Если мы не сделаем всего этого (то есть не начнем полномасштабную реформу государственных финансов), боюсь, нас ждет второй сценарий – он опаснее, но вероятнее. Западные демократические страны будут следовать нынешней безответственной политике до тех пор, пока одна за другой, вслед за Грецией и другими средиземноморскими государствами, не войдут в смертельный “фискальный тодес”. Он начинается с утраты доверия, за этим следует повышение стоимости кредита, а заканчивается все тем, что государству в самый неподходящий момент приходится сокращать расходы и поднимать налоги. Итог – кризис неплатежей вкупе с инфляцией. И тогда мы все кончим, как Аргентина.
Третий сценарий реализуется в Японии, США и, кажется, в Великобритании. Государственный долг растет, но дефляционные страхи, выкуп облигаций центральным банком, а также “миграция в безопасную зону” из всех остальных регионов планеты сохраняют затраты на обслуживание долга на небывало низком уровне. Этот сценарий опасен тем, что он предполагает близкий к нулевому рост в течение десятилетий: “стационарное состояние” на новый лад (но, в отличие от времен Адама Смита, теперь стагнирует не Восток, а Запад). Когда экономические проблемы обострились, мы, избиратели, озаботились поисками козла отпущения. Мы клянем политиков, которым выпало вернуть государственные финансы под контроль. При этом мы браним банкиров и финансовые рынки, как будто в нашем неуемном стремлении жить в кредит виновата бездумная раздача ими займов. Нам нравится жесткое регулирование, но не в отношении самих себя. В главе 2 мы обратимся от политики к экономике, от улья демократии к дарвинистским рыночным джунглям – и зададимся вопросом: не заметна ли и здесь тенденция к вырождению западных институтов?
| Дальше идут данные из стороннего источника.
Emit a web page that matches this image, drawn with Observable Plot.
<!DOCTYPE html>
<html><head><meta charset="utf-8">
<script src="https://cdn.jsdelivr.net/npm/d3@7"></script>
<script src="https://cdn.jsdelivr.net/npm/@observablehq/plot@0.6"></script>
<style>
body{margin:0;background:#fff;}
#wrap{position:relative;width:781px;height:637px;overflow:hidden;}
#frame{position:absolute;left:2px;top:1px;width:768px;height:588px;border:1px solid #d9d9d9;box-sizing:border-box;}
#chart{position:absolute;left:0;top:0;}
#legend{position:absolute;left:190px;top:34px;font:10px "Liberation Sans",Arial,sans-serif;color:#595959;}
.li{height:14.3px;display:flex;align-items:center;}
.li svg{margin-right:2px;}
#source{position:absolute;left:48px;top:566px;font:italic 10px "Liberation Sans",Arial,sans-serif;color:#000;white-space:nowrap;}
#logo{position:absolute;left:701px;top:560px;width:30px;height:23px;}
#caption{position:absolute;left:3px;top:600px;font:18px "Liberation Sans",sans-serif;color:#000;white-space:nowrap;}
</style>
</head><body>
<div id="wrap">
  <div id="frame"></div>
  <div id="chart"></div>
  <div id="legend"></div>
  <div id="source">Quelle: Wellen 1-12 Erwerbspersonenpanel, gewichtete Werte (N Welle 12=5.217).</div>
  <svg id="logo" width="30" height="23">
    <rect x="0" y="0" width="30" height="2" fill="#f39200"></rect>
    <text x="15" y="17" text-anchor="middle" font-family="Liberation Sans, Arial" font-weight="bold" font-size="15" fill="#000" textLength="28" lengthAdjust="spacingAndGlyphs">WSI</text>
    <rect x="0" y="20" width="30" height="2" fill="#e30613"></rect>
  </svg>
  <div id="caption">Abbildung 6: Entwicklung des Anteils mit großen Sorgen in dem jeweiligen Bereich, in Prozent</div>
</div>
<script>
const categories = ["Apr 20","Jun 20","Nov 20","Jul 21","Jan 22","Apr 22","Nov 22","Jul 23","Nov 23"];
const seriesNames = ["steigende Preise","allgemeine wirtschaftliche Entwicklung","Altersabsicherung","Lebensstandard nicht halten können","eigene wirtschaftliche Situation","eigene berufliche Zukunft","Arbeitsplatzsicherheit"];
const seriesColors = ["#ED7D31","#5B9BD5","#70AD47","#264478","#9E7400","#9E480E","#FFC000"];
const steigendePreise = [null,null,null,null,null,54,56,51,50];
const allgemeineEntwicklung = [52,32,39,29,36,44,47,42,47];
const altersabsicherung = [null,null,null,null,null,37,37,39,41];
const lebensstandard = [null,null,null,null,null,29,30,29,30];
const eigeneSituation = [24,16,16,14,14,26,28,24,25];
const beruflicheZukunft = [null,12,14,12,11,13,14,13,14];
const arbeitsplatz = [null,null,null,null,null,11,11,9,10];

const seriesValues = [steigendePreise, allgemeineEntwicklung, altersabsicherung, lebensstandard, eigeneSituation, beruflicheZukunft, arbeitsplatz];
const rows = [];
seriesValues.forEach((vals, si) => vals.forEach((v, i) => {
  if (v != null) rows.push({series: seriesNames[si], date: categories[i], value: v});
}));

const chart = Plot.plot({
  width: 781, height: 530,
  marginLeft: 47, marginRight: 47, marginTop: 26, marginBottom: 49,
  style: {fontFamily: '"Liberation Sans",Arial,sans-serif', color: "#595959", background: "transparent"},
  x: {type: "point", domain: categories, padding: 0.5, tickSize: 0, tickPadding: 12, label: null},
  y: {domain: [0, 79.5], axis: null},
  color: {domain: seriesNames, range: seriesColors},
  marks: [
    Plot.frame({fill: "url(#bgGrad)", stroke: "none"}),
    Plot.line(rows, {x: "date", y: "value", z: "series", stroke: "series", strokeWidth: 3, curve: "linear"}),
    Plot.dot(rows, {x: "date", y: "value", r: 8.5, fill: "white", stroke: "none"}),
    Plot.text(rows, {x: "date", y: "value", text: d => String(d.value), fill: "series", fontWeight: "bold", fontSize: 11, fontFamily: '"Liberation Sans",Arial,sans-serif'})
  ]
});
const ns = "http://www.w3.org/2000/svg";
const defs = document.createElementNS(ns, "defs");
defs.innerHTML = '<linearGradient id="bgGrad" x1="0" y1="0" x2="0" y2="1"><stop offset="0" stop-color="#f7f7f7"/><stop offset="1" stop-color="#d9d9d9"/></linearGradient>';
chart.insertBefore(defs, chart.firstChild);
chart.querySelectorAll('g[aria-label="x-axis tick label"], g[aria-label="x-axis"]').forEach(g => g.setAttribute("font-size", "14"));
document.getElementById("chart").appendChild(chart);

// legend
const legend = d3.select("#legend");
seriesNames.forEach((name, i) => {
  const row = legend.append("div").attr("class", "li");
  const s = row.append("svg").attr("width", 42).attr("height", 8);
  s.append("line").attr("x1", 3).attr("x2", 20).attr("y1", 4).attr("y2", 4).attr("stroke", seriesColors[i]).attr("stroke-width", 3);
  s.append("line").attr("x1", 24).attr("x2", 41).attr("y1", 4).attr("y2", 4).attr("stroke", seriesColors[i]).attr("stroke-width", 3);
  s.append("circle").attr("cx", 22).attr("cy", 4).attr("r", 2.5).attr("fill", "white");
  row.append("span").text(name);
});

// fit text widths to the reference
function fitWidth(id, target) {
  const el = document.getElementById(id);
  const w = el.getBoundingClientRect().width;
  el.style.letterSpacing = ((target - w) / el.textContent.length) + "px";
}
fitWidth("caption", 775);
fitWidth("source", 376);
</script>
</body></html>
Мы рассмотрим вопрос: не является ли излишне сложное регулирование рынков болезнью, а не лекарством? У верховенства права, как мы убедимся, – множество недругов, и среди опаснейших – авторы очень длинных и очень запутанных законов.
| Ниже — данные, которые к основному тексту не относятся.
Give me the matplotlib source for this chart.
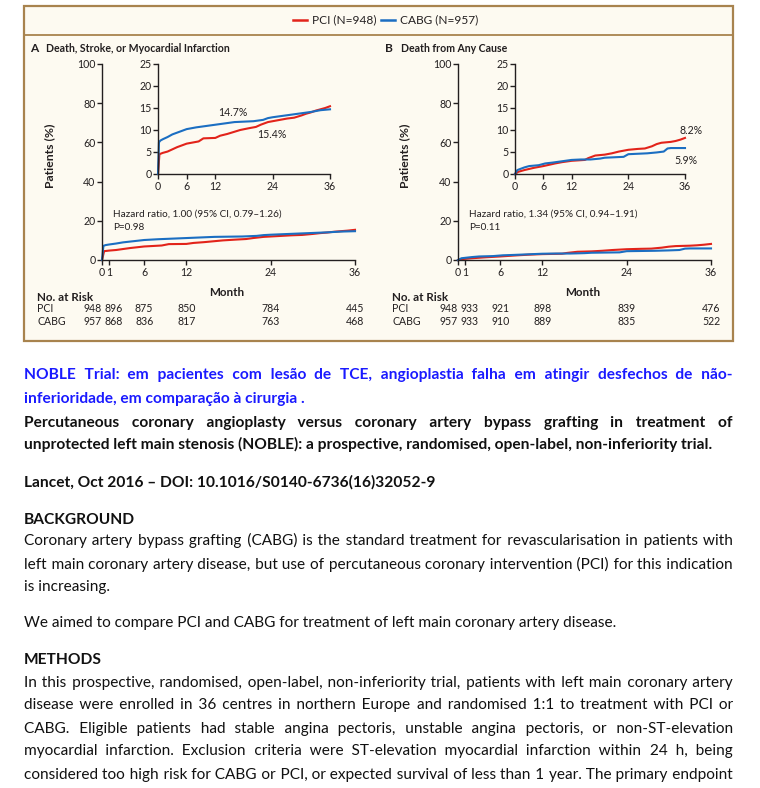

Какая наиболее серьезная проблема стоит перед мировой экономикой? Некоторые считают, что это неудовлетворительное финансовое регулирование. По мнению ряда авторитетных специалистов, причины кризиса, который разразился в 2007-м и до сих пор еще не преодолен, кроются в решениях начала 80-х годов, приведших к заметному дерегулированию финансовых рынков. Нам рассказывают, что в добрые старые времена ремесло банкира было делом “скучным”. Американский закон Гласса – Стигала 1933 года (признание его в 1999 году утратившим силу предположительно стало судьбоносным) различал деятельность коммерческих и инвестиционных банков.
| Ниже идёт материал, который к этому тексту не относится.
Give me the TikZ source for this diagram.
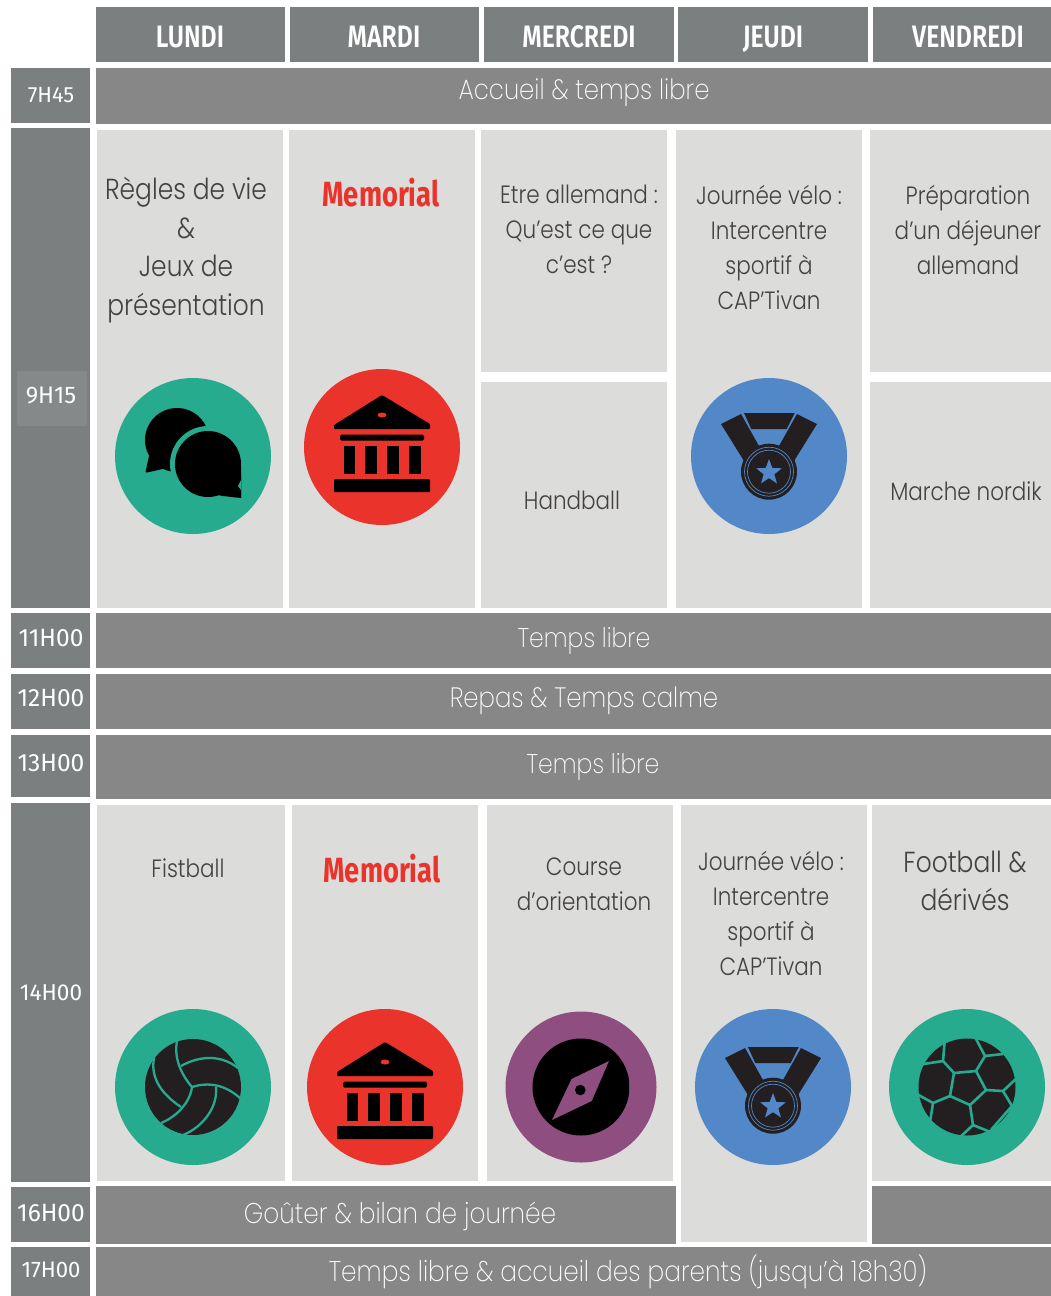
\documentclass[tikz,border=0pt]{standalone}
\usepackage{fontspec}
\usetikzlibrary{shapes.geometric}
\newfontfamily\thinf[UprightFont=* Light,FakeStretch=0.86]{Poppins}
\newfontfamily\xthinf[UprightFont=* ExtraLight,FakeStretch=0.87]{Poppins}
\newfontfamily\headf[UprightFont=* SemiBold,FakeStretch=0.80]{Fira Sans}
\newfontfamily\memf[FakeStretch=0.78]{Fira Sans}
\newfontfamily\hourf[FakeStretch=0.98]{Fira Sans}
\definecolor{hdr}{HTML}{7B7F7F}
\definecolor{bar}{HTML}{878787}
\definecolor{cellc}{HTML}{DCDCDA}
\definecolor{teal}{HTML}{26AB8F}
\definecolor{redc}{HTML}{E9332B}
\definecolor{bluec}{HTML}{5287C8}
\definecolor{purp}{HTML}{8F4E80}
\definecolor{ink}{HTML}{231F20}
\tikzset{
  hdrtext/.style={text=white,text height=22pt,text depth=0pt,font=\headf\fontsize{31}{31}\selectfont},
  hourtext/.style={text=white,font=\hourf\fontsize{#1}{#1}\selectfont},
  hourtext/.default=25,
  bartext/.style={text=white,font=\xthinf\fontsize{#1}{#1}\selectfont},
  bartext/.default=28,
  celltext/.style={text=ink!85,align=center,font=\thinf\fontsize{25}{35}\selectfont},
  bigcell/.style={text=ink!85,align=center,font=\thinf\fontsize{29}{38.5}\selectfont},
  memtext/.style={text=redc,font=\memf\bfseries\fontsize{35}{35}\selectfont},
  disc/.style={circle,fill=#1,draw=none,inner sep=0pt,minimum size=156pt},
}
% icons, drawn around the current origin
\newcommand{\chaticon}{%
  \begin{scope}
    \clip (-60,-60) rectangle (48,60);
    \fill[black] (-16,-16) circle (32);
    \fill[black] (-44,0) -- (-47.5,16) -- (-46,16.5) -- (-26,12) -- (-10,14) -- (-20,-5) -- cycle;
    \fill[teal] (15,8) circle (38);
    \fill[black] (15,8) circle (33);
    \fill[black] (30,34) -- (47,41) -- (48,41) -- (48,10) -- cycle;
    \fill[black] (20,38) -- (30,40) -- (48,42) -- (48,20) -- cycle;
    \fill[teal] (48,24) -- (45,30) -- (48,34) -- (49,30) -- cycle;
  \end{scope}}
\newcommand{\bankicon}{%
  \fill[black,rounded corners=1pt] (0,-52) -- (-48,-22) -- (-48,-18) -- (48,-18) -- (48,-23) -- cycle;
  \fill[redc] (0,-32) ellipse (4.5 and 2.5);
  \fill[black,rounded corners=1.5pt] (-42,-12.5) rectangle (42,-6.5);
  \foreach \a/\b in {-38.5/-27,-17/-5,5/16.5,27/38.5}{\fill[black] (\a,-1) rectangle (\b,27);}
  \fill[black,rounded corners=1pt] (-48,32) rectangle (48,45);}
\newcommand{\medalicon}{%
  \fill[ink] (-48,-32) -- (-28,-42) -- (-10,-10) -- (-25,5) -- cycle;
  \fill[ink] (48,-32) -- (28,-42) -- (10,-10) -- (25,5) -- cycle;
  \fill[ink] (-25,-43) -- (25.7,-43) -- (17.7,-27) -- (-17.7,-27) -- cycle;
  \fill[ink] (0,15.7) circle (28);
  \draw[bluec,line width=.7pt] (0,15.7) circle (24.5);
  \draw[bluec,line width=.7pt] (0,15.7) circle (21.5);
  \node[star,star points=5,star point ratio=2.4,fill=bluec,inner sep=0pt,minimum size=27pt,draw=none] (medalstar\medalid) at (0,16.5) {};}
\newcommand{\volleyicon}{%
  \begin{scope}
    \clip (-60,-60) rectangle (48,60);
    \fill[ink] (0,0) circle (48);
    \begin{scope}[draw=teal,line width=2.3pt]
      \draw (-39,-29) .. controls (-43,-8) and (-30,8) .. (-12,20);
      \draw (-16,-46) .. controls (-19,-30) and (-13,-14) .. (-1,0);
      \draw (-12,-21) .. controls (4,-30) and (26,-34) .. (45,-19);
      \draw (-1,0) .. controls (15,-5) and (32,-3) .. (48,12);
      \draw (-1,0) .. controls (-3,16) and (-17,30) .. (-32,36);
      \draw (23,0) .. controls (25,20) and (10,40) .. (-10,48);
    \end{scope}
  \end{scope}}
\newcommand{\compassicon}{%
  \begin{scope}
    \clip (-60,-60) rectangle (48,60);
    \fill[black] (0,0) circle (48.5);
  \end{scope}
  \fill[purp] (28,-26) -- (-9.5,-8) -- (-29,33) -- (10.7,14) -- cycle;
  \fill[black] (-0.7,3) circle (5.3);}
\newcommand{\footicon}{%
  \begin{scope}
    \clip (-60,-60) rectangle (49,60);
    \fill[ink] (0,0) circle (48.5);
    \begin{scope}[draw=teal,line width=2.6pt,line join=round]
      \draw (-13,-14) -- (9,-16) -- (19,3) -- (3,18) -- (-17,9) -- cycle;
      \draw (-13,-14) -- (-24,-26) -- (-22,-50);
      \draw (-24,-26) -- (-50,-22);
      \draw (9,-16) -- (18,-31) -- (8,-50);
      \draw (18,-31) -- (36,-33);
      \draw (19,3) -- (36,4) -- (52,-11);
      \draw (36,4) -- (45,19);
      \draw (45,19) -- (24,43);
      \draw (3,18) -- (6,38) -- (-9,52);
      \draw (6,38) -- (26,46);
      \draw (-17,9) -- (-34,16) -- (-52,6);
      \draw (-34,16) -- (-37,35);
    \end{scope}
  \end{scope}}
\begin{document}
\begin{tikzpicture}[x=1pt,y=-1pt]
\useasboundingbox (0,0) rectangle (1051,1296);
\fill[white] (0,0) rectangle (1051,1296);
% day headers
\foreach \a/\b/\n in {96/285/a,290/479/b,484/674/c,678/868/d,873/1051/e}{\fill[hdr] (\a,7) rectangle (\b,62);}
\node[hdrtext] (lundi) at (190,36) {LUNDI};
\node[hdrtext] (mardi) at (384,36) {MARDI};
\node[hdrtext] (mercredi) at (579,36) {MERCREDI};
\node[hdrtext] (jeudi) at (773,36) {JEUDI};
\node[hdrtext] (vendredi) at (968,36) {VENDREDI};
% hour column
\fill[hdr] (11,68) rectangle (90,123);
\fill[hdr] (11,128) rectangle (90,608);
\fill[white,opacity=.08] (17,371) rectangle (87,426);
\fill[hdr] (11,613) rectangle (90,668);
\fill[hdr] (11,674) rectangle (90,729);
\fill[hdr] (11,735) rectangle (90,797);
\fill[hdr] (11,803) rectangle (90,1182);
\fill[hdr] (11,1187) rectangle (90,1242);
\fill[hdr] (11,1247) rectangle (90,1296);
\node[hourtext=22] (h1) at (51,95) {7H45};
\node[hourtext=24] (h2) at (51,395) {9H15};
\node[hourtext] (h3) at (51,638) {11H00};
\node[hourtext] (h4) at (51,698) {12H00};
\node[hourtext] (h5) at (51,763) {13H00};
\node[hourtext=23] (h6) at (51,993) {14H00};
\node[hourtext] (h7) at (51,1213) {16H00};
\node[hourtext=22.5] (h8) at (51,1270) {17H00};
% bars
\fill[bar] (96,68) rectangle (1051,124);
\fill[bar] (96,613) rectangle (1051,668);
\fill[bar] (96,674) rectangle (1051,729);
\fill[bar] (96,735) rectangle (1051,799);
\fill[bar] (96,1186) rectangle (676,1244);
\fill[bar] (872,1186) rectangle (1051,1244);
\fill[bar] (96,1247) rectangle (1051,1296);
\node[bartext] (b1) at (584,93) {Accueil \& temps libre};
\node[bartext=27] (b2) at (584,641) {Temps libre};
\node[bartext] (b3) at (584,701) {Repas \& Temps calme};
\node[bartext=27] (b4) at (593,767) {Temps libre};
\node[bartext=28.5] (b5) at (400,1216) {Goûter \& bilan de journée};
\node[bartext=28.5] (b6) at (628,1272) {Temps libre \& accueil des parents (jusqu’à 18h30)};
% morning cells
\fill[cellc] (97,130) rectangle (283,608);
\fill[cellc] (289,130) rectangle (475,608);
\fill[cellc] (481,130) rectangle (667,372);
\fill[cellc] (481,382) rectangle (667,608);
\fill[cellc] (676,130) rectangle (862,608);
\fill[cellc] (870,130) rectangle (1051,372);
\fill[cellc] (870,382) rectangle (1051,608);
% afternoon cells
\fill[cellc] (97,805) rectangle (285,1181);
\fill[cellc] (292,805) rectangle (478,1181);
\fill[cellc] (487,805) rectangle (673,1181);
\fill[cellc] (681,805) rectangle (867,1242);
\fill[cellc] (872,805) rectangle (1051,1181);
% cell texts
\node[bigcell] (t1) at (186,250) {Règles de vie\\\&\\Jeux de\\présentation};
\node[memtext] (t2) at (381,193) {Memorial};
\node[celltext] (t3) at (579,229) {Etre allemand :\\Qu’est ce que\\c’est ?};
\node[celltext] (t4) at (572,500) {Handball};
\node[celltext] (t5) at (769,247) {Journée vélo :\\Intercentre\\sportif à\\CAP’Tivan};
\node[celltext] (t6) at (968,230) {Préparation\\d’un déjeuner\\allemand};
\node[celltext] (t7) at (966,491) {Marche nordik};
\node[celltext] (t8) at (188,868) {Fistball};
\node[memtext] (t9) at (382,869) {Memorial};
\node[celltext] (t10) at (584,884) {Course\\d’orientation};
\node[celltext] (t11) at (771,913) {Journée vélo :\\Intercentre\\sportif à\\CAP’Tivan};
\node[bigcell] (t12) at (965,881) {Football \&\\dérivés};
% icon discs
\node[disc=teal] (d1) at (193,456) {};
\node[disc=redc] (d2) at (382,447) {};
\node[disc=bluec] (d3) at (769,456) {};
\node[disc=teal] (d4) at (193,1087) {};
\node[disc=redc] (d5) at (385,1087) {};
\node[disc=purp,minimum size=151pt] (d6) at (581,1087) {};
\node[disc=bluec] (d7) at (773,1087) {};
\node[disc=teal] (d8) at (967,1087) {};
\begin{scope}[shift={(d1.center)}]\chaticon\end{scope}
\begin{scope}[shift={(d2.center)}]\bankicon\end{scope}
\def\medalid{a}\begin{scope}[shift={(d3.center)}]\medalicon\end{scope}
\begin{scope}[shift={(d4.center)}]\volleyicon\end{scope}
\begin{scope}[shift={(d5.center)},yshift=-7pt]\bankicon\end{scope}
\begin{scope}[shift={(d6.center)}]\compassicon\end{scope}
\def\medalid{b}\begin{scope}[shift={(d7.center)},yshift=-3pt]\medalicon\end{scope}
\begin{scope}[shift={(d8.center)}]\footicon\end{scope}
\end{tikzpicture}
\end{document}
“Изменения в законодательстве при Рейгане фактически покончили с ограничениями ипотечного кредитования времен «Нового курса», – писал принстонский экономист Пол Кругман. – Лишь после рейгановского законотворчества бережливость постепенно ушла из американской жизни”. Также “во многом из-за дерегулирования при Рейгане” финансовая система “рисковала слишком сильно, располагая не слишком крупным капиталом”{44}. В другой колонке Кругман с теплотой вспоминает “долгий послевоенный период стабильности… Ею мы обязаны сочетанию страхования вкладов (оно устранило угрозу массового изъятия депозитов) и строгого надзора за банковскими балансами, в том числе за рискованным кредитованием и объемом заимствований, из которых банкам позволялось финансировать инвестиции”{45}. То был, по Кругману, золотой век: “В эпоху «скучного» банковского дела наблюдался впечатляющий экономический прогресс”{46}. “Общая производительность бизнеса в Америке росла быстрее после войны, когда банки находились под жестким контролем, а рынок прямых инвестиций едва ли существовал, нежели с тех пор, когда наша политическая система решила, что жадность – это хорошо”{47}.